Arreckx, der "Pate des Var", wurde mittlerweile wegen Betrugs und Vorteilsnahme in Millionenhöhe verurteilt und muß sich seit Montag dieser Woche erneut vor Gericht verantworten. Während sich der 79jährige jedoch bester Gesundheit erfreut, wurde sein Hauptkomplize, der Chef der Unterwelt von Toulon, 1993 Opfer eines Mordanschlags. Tot sind auch die Brüder Saincené, die offenbar zuviel über den Fall Yann Piat wußten und deshalb 1994 "Doppelselbstmord" begingen. Über den Beigeordneten für Kommunikation beim Touloner FN-Bürgermeister, Poulet-Dachary, der vor zwei Jahren unter rätselhaften Umständen ums Leben kam, hieß es offiziell, er sei betrunken die Treppe zu seiner Wohnung herabgestürzt. Bei diesem Sturz gingen gleichzeitig wichtige Dokumente verloren, die die frühere Stadtverwaltung hätten belasten können.

Anfang des Jahres mußte Bürgermeister Le Chevallier persönlich nach Morddrohungen aus dem "Milieu" vom Innenminister unter verschärften Polizeischutz gestellt werden. Und in der letzten Woche wurde die Reihe ungewöhnlicher Freitode im Süden des Landes fortgesetzt: "Alles deutet auf einen Selbstmord hin", so die lapidare Feststellung des untersuchenden Staatsanwaltes zum Tod des Regionalratsabgeordneten André Isoardo. Fünf Schüsse benötigte der Politiker, um sich vom Leben zum Tode zu befördern. Ein bisher "nicht gefundenes" Projektil durchschlug die rechte Hand des Rechtshänders.

Isoardo war 1989 auf Betreiben Gaudins mit fünf Kollegen von der FN-Fraktion zur UDF-Gruppe übergewechselt und 1992, diesmal auf der Liste Gaudins, wiedergewählt worden.
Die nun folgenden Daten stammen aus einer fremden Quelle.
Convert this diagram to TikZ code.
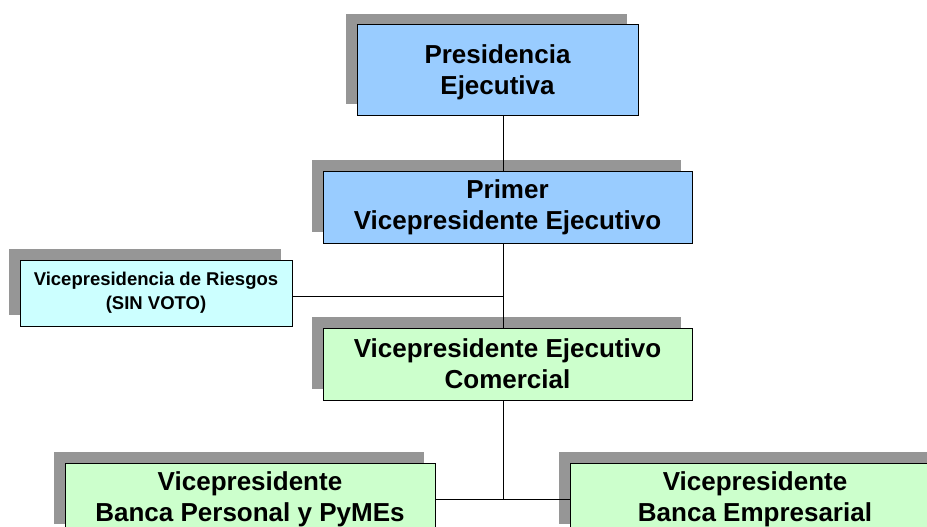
\documentclass[tikz,border=0pt]{standalone}
\usepackage{fontspec}
\setmainfont{Liberation Sans}
\usetikzlibrary{shadows}
\definecolor{boxblue}{HTML}{99CCFF}
\definecolor{boxcyan}{HTML}{CCFFFF}
\definecolor{boxgreen}{HTML}{CCFFCC}
\definecolor{shadowgray}{HTML}{969696}
\tikzset{
  orgbox/.style={draw=black, line width=1pt, align=center, inner sep=0pt,
    drop shadow={shadow xshift=-11pt, shadow yshift=11pt, fill=shadowgray, opacity=1},
    font=\fontsize{26}{31}\selectfont\bfseries},
  smallbox/.style={orgbox, font=\fontsize{18.5}{24}\selectfont\bfseries},
  link/.style={draw=black, line width=1pt}
}
\begin{document}
\begin{tikzpicture}[x=1pt,y=-1pt]
\clip (0,0) rectangle (927,527);
\fill[white] (0,0) rectangle (927,527);
\node[orgbox, fill=boxblue, minimum width=281pt, minimum height=90pt, text depth=0pt] (pres) at (497.5,70) {Presidencia\\Ejecutiva};
\node[orgbox, fill=boxblue, minimum width=369pt, minimum height=72pt] (primer) at (507.5,207) {Primer\\Vicepresidente Ejecutivo};
\node[smallbox, fill=boxcyan, minimum width=272pt, minimum height=66pt] (riesgos) at (156,293) {Vicepresidencia de Riesgos\\(SIN VOTO)};
\node[orgbox, fill=boxgreen, minimum width=369pt, minimum height=72pt] (comercial) at (507.5,364) {Vicepresidente Ejecutivo\\Comercial};
\node[orgbox, fill=boxgreen, minimum width=370pt, minimum height=72pt] (bpers) at (250,499) {Vicepresidente\\Banca Personal y PyMEs};
\node[orgbox, fill=boxgreen, minimum width=370pt, minimum height=72pt] (bemp) at (755,499) {Vicepresidente\\Banca Empresarial};
\coordinate (t) at (503,0);
\coordinate (rj) at ([yshift=-3pt]riesgos.east);
\draw[link] (t |- pres.south) -- (t |- primer.north);
\draw[link] (t |- primer.south) -- (t |- comercial.north);
\draw[link] (rj) -- (rj -| t);
\draw[link] (t |- comercial.south) -- (t |- bpers.east);
\draw[link] (bpers.east) -- (bemp.west);
\end{tikzpicture}
\end{document}
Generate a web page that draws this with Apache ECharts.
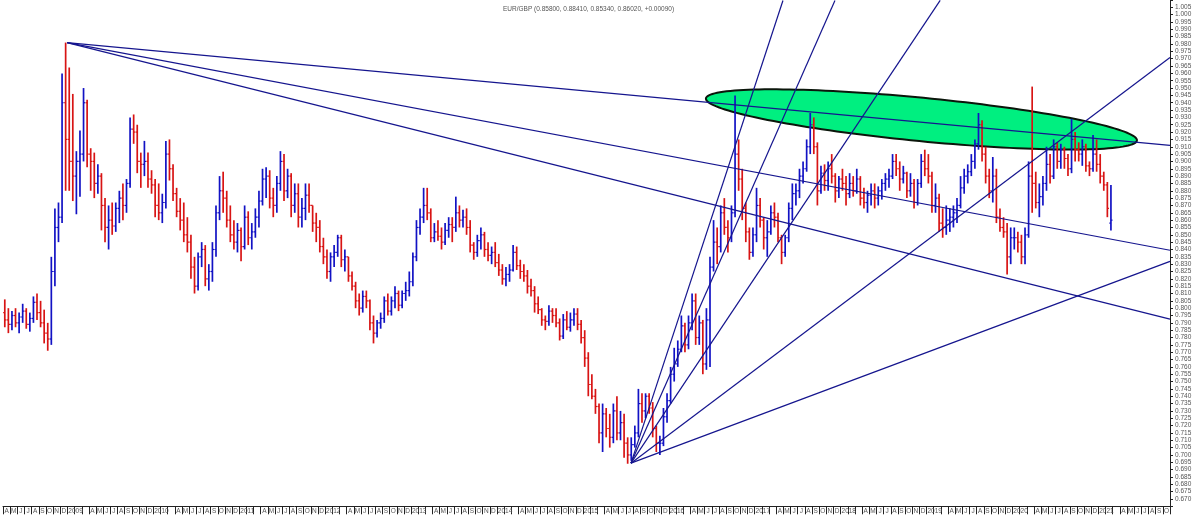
<!DOCTYPE html>
<html><head><meta charset="utf-8">
<script src="https://cdn.jsdelivr.net/npm/echarts@6/dist/echarts.min.js"></script>
<style>html,body{margin:0;padding:0;background:#fff;}#c{width:1195px;height:515px;}</style>
</head><body><div id="c"></div>
<script>
// ---------- DATA ----------
const titleText = 'EUR/GBP (0.85800, 0.88410, 0.85340, 0.86020, +0.00090)';
const firstYear = 2008, firstMonth = 4;   // April 2008
const monthCount = 163;                   // Apr 2008 .. Oct 2021
const monthLetters = ['J','F','M','A','M','J','J','A','S','O','N','D'];

// half-monthly bars from Apr 2008 to Feb 2021
const opens = [
.797,.792,.789,.795,.790,.794,.798,.789,.793,.804,.797,.790,.783,.779,.825,.855,.862,.940,
.915,.900,.890,.900,.905,.940,.905,.900,.885,.890,.870,.855,.860,.856,.868,.875,.870,.885,.922,.920,.900,.898,.900,.888,
.884,.870,.865,.872,.905,.895,.878,.866,.860,.850,.845,.828,.815,.835,.840,.820,.825,.840,.865,.880,.875,.860,.850,.845,
.853,.842,.862,.848,.852,.862,.873,.888,.890,.875,.870,.885,.900,.880,.890,.870,.878,.862,.868,.877,.870,.858,.855,.842,
.835,.825,.835,.838,.848,.833,.835,.822,.815,.805,.800,.808,.805,.790,.783,.790,.793,.805,.798,.805,.810,.802,.810,.812,
.818,.835,.855,.862,.870,.865,.848,.852,.849,.845,.853,.857,.855,.865,.860,.862,.855,.843,.838,.846,.850,.840,.836,.838,
.831,.826,.820,.823,.826,.838,.829,.825,.822,.815,.812,.803,.799,.792,.791,.798,.795,.790,.781,.792,.787,.792,.796,.789,
.780,.766,.748,.740,.733,.715,.728,.718,.712,.730,.715,.722,.708,.700,.707,.715,.735,.730,.740,.732,.718,.708,.708,.726,
.737,.755,.762,.772,.788,.775,.790,.805,.780,.790,.762,.792,.828,.845,.842,.865,.855,.848,.865,.905,.888,.868,.852,.838,
.850,.870,.860,.848,.852,.865,.862,.848,.838,.848,.868,.878,.880,.890,.895,.910,.925,.910,.880,.892,.887,.895,.890,.880,
.888,.885,.878,.885,.880,.888,.875,.872,.877,.880,.875,.880,.885,.888,.890,.900,.895,.888,.892,.880,.885,.872,.885,.900,
.895,.890,.870,.875,.858,.855,.860,.862,.865,.870,.882,.890,.893,.900,.912,.925,.905,.890,.880,.890,.862,.855,.852,.835,
.848,.848,.845,.835,.850,.890,.885,.872,.876,.885,.898,.890,.910,.900,.908,.902,.895,.915,.908,.905,.910,.897,.895,.905,
.898,.890,.884,.858
];
const highs = [
.806,.800,.798,.800,.797,.803,.800,.797,.808,.810,.805,.799,.790,.835,.868,.872,.960,.981,
.964,.946,.907,.921,.950,.942,.909,.906,.898,.892,.875,.870,.872,.872,.880,.885,.888,.930,.932,.925,.906,.914,.906,.894,
.888,.885,.878,.914,.915,.898,.882,.875,.872,.862,.850,.835,.838,.845,.843,.830,.845,.870,.890,.893,.880,.870,.860,.858,
.855,.870,.866,.858,.868,.880,.895,.896,.894,.882,.890,.907,.905,.895,.892,.885,.885,.875,.885,.885,.870,.865,.860,.848,
.840,.838,.843,.850,.850,.840,.835,.825,.818,.810,.812,.812,.806,.795,.792,.797,.808,.810,.808,.815,.812,.812,.818,.825,
.838,.860,.868,.882,.882,.868,.858,.860,.855,.858,.862,.862,.876,.870,.867,.868,.860,.845,.850,.855,.852,.845,.842,.845,
.837,.830,.828,.830,.843,.842,.833,.830,.826,.820,.815,.808,.800,.795,.802,.800,.800,.793,.796,.798,.797,.800,.800,.792,
.785,.770,.755,.745,.735,.735,.732,.728,.735,.740,.730,.728,.712,.712,.720,.745,.742,.742,.742,.736,.720,.713,.732,.742,
.760,.773,.778,.795,.790,.795,.810,.810,.795,.792,.800,.835,.860,.855,.870,.875,.860,.870,.945,.915,.895,.872,.855,.855,
.882,.875,.862,.860,.870,.872,.865,.850,.850,.872,.885,.885,.895,.900,.915,.933,.930,.913,.897,.898,.900,.905,.892,.890,
.895,.890,.892,.890,.895,.890,.882,.880,.885,.885,.883,.888,.892,.895,.905,.905,.900,.897,.893,.892,.888,.888,.905,.908,
.905,.893,.885,.878,.868,.870,.868,.870,.875,.890,.895,.898,.905,.915,.933,.928,.910,.895,.903,.895,.868,.862,.858,.855,
.855,.852,.850,.855,.900,.951,.893,.885,.890,.910,.905,.915,.913,.912,.910,.905,.929,.920,.913,.915,.912,.900,.918,.915,
.905,.893,.886,.884
];
const lows = [
.787,.783,.785,.787,.783,.790,.786,.784,.790,.792,.787,.776,.771,.775,.815,.845,.858,.880,
.880,.873,.864,.876,.900,.896,.880,.875,.878,.853,.845,.840,.850,.852,.858,.860,.865,.882,.912,.892,.882,.890,.882,.878,
.862,.860,.858,.868,.887,.873,.862,.853,.845,.838,.820,.810,.812,.828,.815,.812,.818,.835,.860,.865,.855,.845,.840,.838,
.832,.840,.843,.840,.848,.855,.870,.875,.868,.862,.865,.880,.873,.875,.862,.865,.855,.855,.860,.865,.852,.845,.838,.830,
.820,.818,.828,.835,.828,.825,.818,.812,.800,.795,.797,.800,.785,.776,.780,.786,.790,.795,.795,.800,.798,.800,.805,.808,
.815,.832,.850,.858,.860,.845,.845,.846,.840,.843,.848,.845,.852,.855,.855,.850,.838,.833,.835,.840,.835,.832,.830,.828,
.822,.816,.815,.818,.825,.826,.820,.818,.810,.808,.797,.796,.788,.785,.788,.790,.787,.778,.779,.785,.784,.788,.785,.776,
.760,.740,.738,.728,.708,.702,.712,.705,.708,.710,.710,.698,.694,.696,.705,.712,.722,.725,.728,.712,.702,.700,.706,.722,
.735,.750,.760,.770,.770,.772,.785,.775,.775,.755,.758,.760,.825,.830,.838,.850,.838,.845,.862,.880,.860,.845,.833,.835,
.845,.855,.840,.835,.850,.855,.845,.830,.835,.845,.860,.870,.875,.885,.893,.905,.905,.870,.878,.880,.880,.885,.872,.875,
.880,.870,.875,.876,.878,.870,.868,.865,.870,.868,.870,.874,.880,.882,.888,.890,.880,.885,.875,.876,.868,.870,.882,.890,
.885,.865,.865,.852,.848,.850,.852,.855,.858,.868,.878,.885,.890,.895,.908,.900,.885,.875,.872,.858,.852,.848,.823,.830,
.840,.838,.830,.830,.848,.865,.868,.862,.870,.880,.885,.888,.895,.895,.895,.890,.892,.900,.900,.897,.893,.890,.893,.893,
.885,.880,.862,.853
];
const closes = [
.792,.789,.795,.790,.794,.798,.789,.793,.804,.797,.790,.783,.779,.825,.855,.862,.940,.915,
.900,.890,.900,.905,.940,.905,.900,.885,.890,.870,.855,.860,.856,.868,.875,.870,.885,.922,.920,.900,.898,.900,.888,.884,
.870,.865,.872,.905,.895,.878,.866,.860,.850,.845,.828,.815,.835,.840,.820,.825,.840,.865,.880,.875,.860,.850,.845,.853,
.842,.862,.848,.852,.862,.873,.888,.890,.875,.870,.885,.900,.880,.890,.870,.878,.862,.868,.877,.870,.858,.855,.842,.835,
.825,.835,.838,.848,.833,.835,.822,.815,.805,.800,.808,.805,.790,.783,.790,.793,.805,.798,.805,.810,.802,.810,.812,.818,
.835,.855,.862,.870,.865,.848,.852,.849,.845,.853,.857,.855,.865,.860,.862,.855,.843,.838,.846,.850,.840,.836,.838,.831,
.826,.820,.823,.826,.838,.829,.825,.822,.815,.812,.803,.799,.792,.791,.798,.795,.790,.781,.792,.787,.792,.796,.789,.780,
.766,.748,.740,.733,.715,.728,.718,.712,.730,.715,.722,.708,.700,.707,.715,.735,.730,.740,.732,.718,.708,.708,.726,.737,
.755,.762,.772,.788,.775,.790,.805,.780,.790,.762,.792,.828,.845,.842,.865,.855,.848,.865,.905,.888,.868,.852,.838,.850,
.870,.860,.848,.852,.865,.862,.848,.838,.848,.868,.878,.880,.890,.895,.910,.925,.910,.880,.892,.887,.895,.890,.880,.888,
.885,.878,.885,.880,.888,.875,.872,.877,.880,.875,.880,.885,.888,.890,.900,.895,.888,.892,.880,.885,.872,.885,.900,.895,
.890,.870,.875,.858,.855,.860,.862,.865,.870,.882,.890,.893,.900,.912,.925,.905,.890,.880,.890,.862,.855,.852,.835,.848,
.848,.845,.835,.850,.890,.885,.872,.876,.885,.898,.890,.910,.900,.908,.902,.895,.915,.908,.905,.910,.897,.895,.905,.898,
.890,.884,.868,.860
];

// annotation lines (x in months from Apr 2008, y in price)
const peakPivot = [8.94, 0.981];
const peakFanEnds = [[163.0, 0.9109], [163.0, 0.8395], [163.0, 0.7925]];
const lowPivot = [87.71, 0.6944];
const lowFanEnds = [[108.94, 1.0097], [116.2, 1.0097], [130.9, 1.0097], [163.0, 0.9708], [163.0, 0.8319]];
const ellipseLeft = [98.18, 0.9429];
const ellipseRight = [158.38, 0.9143];
const ellipseHalfHeight = 0.0148;

// ---------- CHART ----------
const UP = '#1212c4', DOWN = '#d81414', LINE = '#15158e';
const monthKeys = [];
for (let k = 0; k < monthCount; k++) {
  const mm = firstMonth - 1 + k;
  monthKeys.push((firstYear + Math.floor(mm / 12)) + '-' + (mm % 12 + 1));
}
const barData = opens.map((o, i) => [i / 2 + 0.25, o, highs[i], lows[i], closes[i]]);

const chart = echarts.init(document.getElementById('c'), null, {renderer: 'canvas'});
const font = 'Liberation Sans, Arial, sans-serif';

const lineSeries = [];
peakFanEnds.forEach(e => lineSeries.push([peakPivot, e]));
lowFanEnds.forEach(e => lineSeries.push([lowPivot, e]));

chart.setOption({
  animation: false,
  backgroundColor: '#fff',
  title: {
    text: titleText, left: 498, top: 1,
    textStyle: {fontSize: 6.5, fontWeight: 'normal', color: '#555', fontFamily: font}
  },
  grid: {left: 3, right: 25, top: 0, bottom: 8.7, containLabel: false},
  xAxis: [{
    type: 'category', data: monthKeys, boundaryGap: true, position: 'bottom',
    axisLine: {show: true, onZero: false, lineStyle: {color: '#222', width: 1}},
    axisTick: {show: true, interval: 0, length: 8, lineStyle: {color: '#222', width: 1}},
    axisLabel: {
      interval: 0, margin: 1, fontSize: 6.5, color: '#555', fontFamily: font,
      formatter: function (v) {
        const parts = v.split('-'); const m = +parts[1];
        if (m === 1) return '{y|' + parts[0] + '}';
        if (m === 2 || m === 3) return '';
        return monthLetters[m - 1];
      },
      rich: {y: {fontSize: 6.5, color: '#555', fontFamily: font, padding: [0, 0, 0, 9]}}
    },
    splitLine: {show: false}
  }, {
    type: 'value', min: 0, max: monthCount, show: false, gridIndex: 0,
    axisLine: {show: false, onZero: false}
  }],
  yAxis: {
    type: 'value', position: 'right', min: 0.665, max: 1.010, interval: 0.005,
    axisLine: {show: true, onZero: false, lineStyle: {color: '#222', width: 1}},
    axisTick: {show: true, length: 3, lineStyle: {color: '#222'}},
    splitLine: {show: false},
    axisLabel: {
      fontSize: 6.5, color: '#555', margin: 5, fontFamily: font,
      formatter: v => (v < 0.6675 || v > 1.0075) ? '' : v.toFixed(3)
    }
  },
  series: [{
    type: 'custom', xAxisIndex: 1, z: 1, silent: true,
    data: [[ellipseLeft[0], ellipseLeft[1]]],
    renderItem: function (params, api) {
      const p1 = api.coord(ellipseLeft), p2 = api.coord(ellipseRight);
      const cx = (p1[0] + p2[0]) / 2, cy = (p1[1] + p2[1]) / 2;
      const a = Math.hypot(p2[0] - p1[0], p2[1] - p1[1]) / 2;
      const ang = Math.atan2(p2[1] - p1[1], p2[0] - p1[0]);
      const b = Math.abs(api.size([0, ellipseHalfHeight])[1]);
      const pts = [];
      for (let k = 0; k < 160; k++) {
        const t = k / 160 * Math.PI * 2;
        const ex = a * Math.cos(t), ey = b * Math.sin(t);
        pts.push([cx + ex * Math.cos(ang) - ey * Math.sin(ang), cy + ex * Math.sin(ang) + ey * Math.cos(ang)]);
      }
      return {type: 'polygon', shape: {points: pts}, style: {fill: '#00ef80', stroke: '#0b160b', lineWidth: 2}};
    }
  }, {
    type: 'custom', xAxisIndex: 1, z: 2, silent: true,
    data: barData,
    encode: {x: 0, y: [1, 2, 3, 4]},
    renderItem: function (params, api) {
      const x = api.value(0), o = api.value(1), h = api.value(2), l = api.value(3), c = api.value(4);
      const pH = api.coord([x, h]), pL = api.coord([x, l]), pO = api.coord([x, o]), pC = api.coord([x, c]);
      const col = c >= o ? UP : DOWN;
      return {type: 'group', children: [
        {type: 'line', shape: {x1: pH[0], y1: pH[1], x2: pL[0], y2: pL[1]}, style: {stroke: col, lineWidth: 1.7}},
        {type: 'line', shape: {x1: pO[0] - 1.6, y1: pO[1], x2: pO[0], y2: pO[1]}, style: {stroke: col, lineWidth: 1.2}},
        {type: 'line', shape: {x1: pC[0], y1: pC[1], x2: pC[0] + 1.6, y2: pC[1]}, style: {stroke: col, lineWidth: 1.2}}
      ]};
    }
  }].concat(lineSeries.map(d => ({
    type: 'line', xAxisIndex: 1, z: 3, silent: true, data: d,
    symbol: 'none', lineStyle: {color: LINE, width: 1.2}
  })))
});
</script></body></html>
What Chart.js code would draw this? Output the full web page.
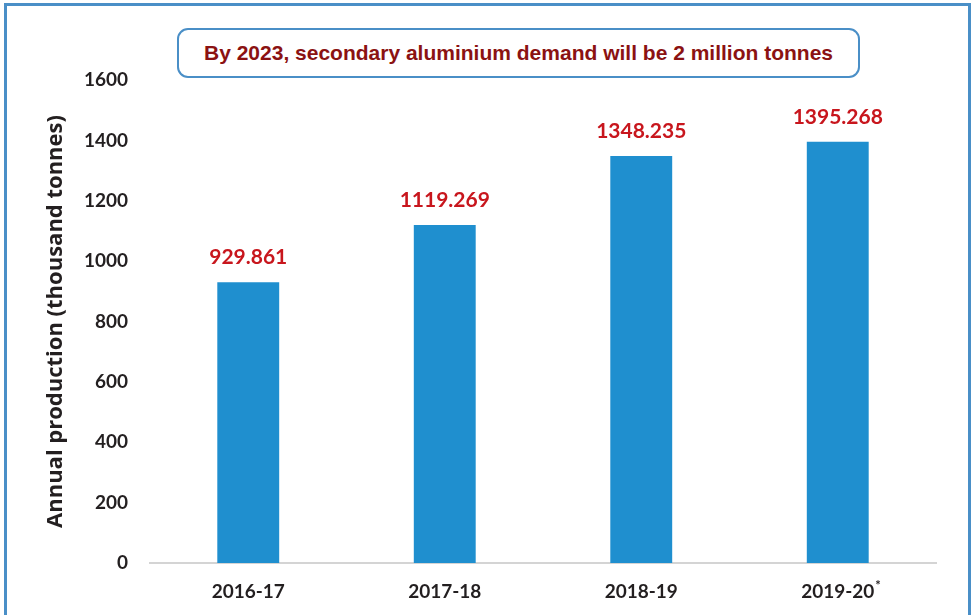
<!DOCTYPE html>
<html>
<head>
<meta charset="utf-8">
<script src="https://cdn.jsdelivr.net/npm/chart.js@4.4.1/dist/chart.umd.min.js"></script>
<style>
  html, body { margin: 0; padding: 0; background: #fff; }
  #wrap { position: relative; width: 975px; height: 615px; overflow: hidden; }
  #frame {
    position: absolute; left: 4px; top: 3px; width: 961px; height: 640px;
    border: 3px solid #4a8fc7; box-sizing: content-box;
  }
  #note {
    position: absolute; left: 177px; top: 28px; width: 679px; height: 46px;
    border: 2px solid #4a8fc7; border-radius: 11px; background: #fff;
    font: bold 21px "Liberation Sans", Arial, sans-serif; color: #8b1212;
    display: flex; align-items: center; justify-content: center;
  }
  canvas { position: absolute; left: 0; top: 0; }
</style>
</head>
<body>
<div id="wrap">
  <div id="frame"></div>
  <canvas id="chart" width="975" height="615"></canvas>
  <div id="note">By 2023, secondary aluminium demand will be 2 million tonnes</div>
</div>
<script>
  const categories = ['2016-17', '2017-18', '2018-19', '2019-20'];
  const footnoteMarks = ['', '', '', '*'];
  const production = [929.861, 1119.269, 1348.235, 1395.268];
  const valueLabels = ['929.861', '1119.269', '1348.235', '1395.268'];
  const yTicks = [0, 200, 400, 600, 800, 1000, 1200, 1400, 1600];

  const tickFont = { family: 'Lato, "Open Sans", sans-serif', size: 19, weight: 'bold' };

  // values above the bars + superscript marks after category names
  const labelPlugin = {
    id: 'labels',
    afterDatasetsDraw(chart) {
      const ctx = chart.ctx;
      const meta = chart.getDatasetMeta(0);
      ctx.save();
      ctx.font = 'bold 21px Lato, "Open Sans", sans-serif';
      ctx.fillStyle = '#c8161d';
      ctx.textAlign = 'center';
      ctx.textBaseline = 'middle';
      meta.data.forEach((bar, i) => {
        ctx.fillText(valueLabels[i], bar.x, bar.y - 25);
      });
      ctx.restore();
    },
    afterDraw(chart) {
      const ctx = chart.ctx;
      const x = chart.scales.x;
      ctx.save();
      footnoteMarks.forEach((m, i) => {
        if (!m) return;
        ctx.font = 'bold 19px Lato, "Open Sans", sans-serif';
        const w = ctx.measureText(categories[i]).width;
        ctx.font = 'bold 13px Lato, "Open Sans", sans-serif';
        ctx.fillStyle = '#231f20';
        ctx.textAlign = 'left';
        ctx.textBaseline = 'middle';
        ctx.fillText(m, x.getPixelForValue(i) + w / 2 + 1, 586);
      });
      ctx.restore();
    },
  };

  new Chart(document.getElementById('chart').getContext('2d'), {
    type: 'bar',
    data: {
      labels: categories,
      datasets: [{
        data: production,
        backgroundColor: '#1f8fcf',
        barPercentage: 0.315,
        categoryPercentage: 1,
      }],
    },
    options: {
      responsive: false,
      animation: false,
      layout: { padding: { left: 40, right: 39, top: 80, bottom: 10 } },
      plugins: { legend: { display: false }, tooltip: { enabled: false } },
      scales: {
        x: {
          grid: { display: false, drawTicks: false },
          border: { color: '#d4d4d4', width: 2 },
          ticks: { color: '#231f20', font: tickFont, padding: 17 },
          afterFit: (s) => { s.height = 42; },
        },
        y: {
          min: 0,
          max: 1600,
          afterBuildTicks: (s) => { s.ticks = yTicks.map(v => ({ value: v })); },
          grid: { display: false, drawTicks: false },
          border: { display: false },
          ticks: { color: '#231f20', font: tickFont, padding: 22, callback: (v) => String(v) },
          title: {
            display: true,
            text: 'Annual production (thousand tonnes)',
            color: '#231f20',
            font: { family: '"Open Sans", sans-serif', size: 22, weight: 'bold' },
            padding: { top: 3, bottom: 0 },
          },
          afterFit: (s) => { s.width = 110; },
        },
      },
    },
    plugins: [labelPlugin],
  });
</script>
</body>
</html>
Eine erneute Kandidatur auf dieser Liste im nächsten Jahr lehnte Isoardo, der zwischenzeitlich Departementssekretär des national-konservativen Centre National des Indépendants (CNI) geworden war, ab. Sein Ziel bestand darin, eine gemeinsame Kandidatur von CNI und FN zustande zu bringen. Ein Vorhaben, das die Chancen Le Pens entscheidend gefördert hätte, Präsident des Regionalrates von Provence-Alpes-Côte d’Azur zu werden.

An der sonnigen Mittelmeerküste scheint die Lebenserwartung für solche Leute eher gering zu sein, die bestimmten Politikern zu unbequem werden. Wenn als Risikofaktor außerdem noch aktive politische Betätigung hinzukommt, sind die Nebenwirkungen unvorhersehbar.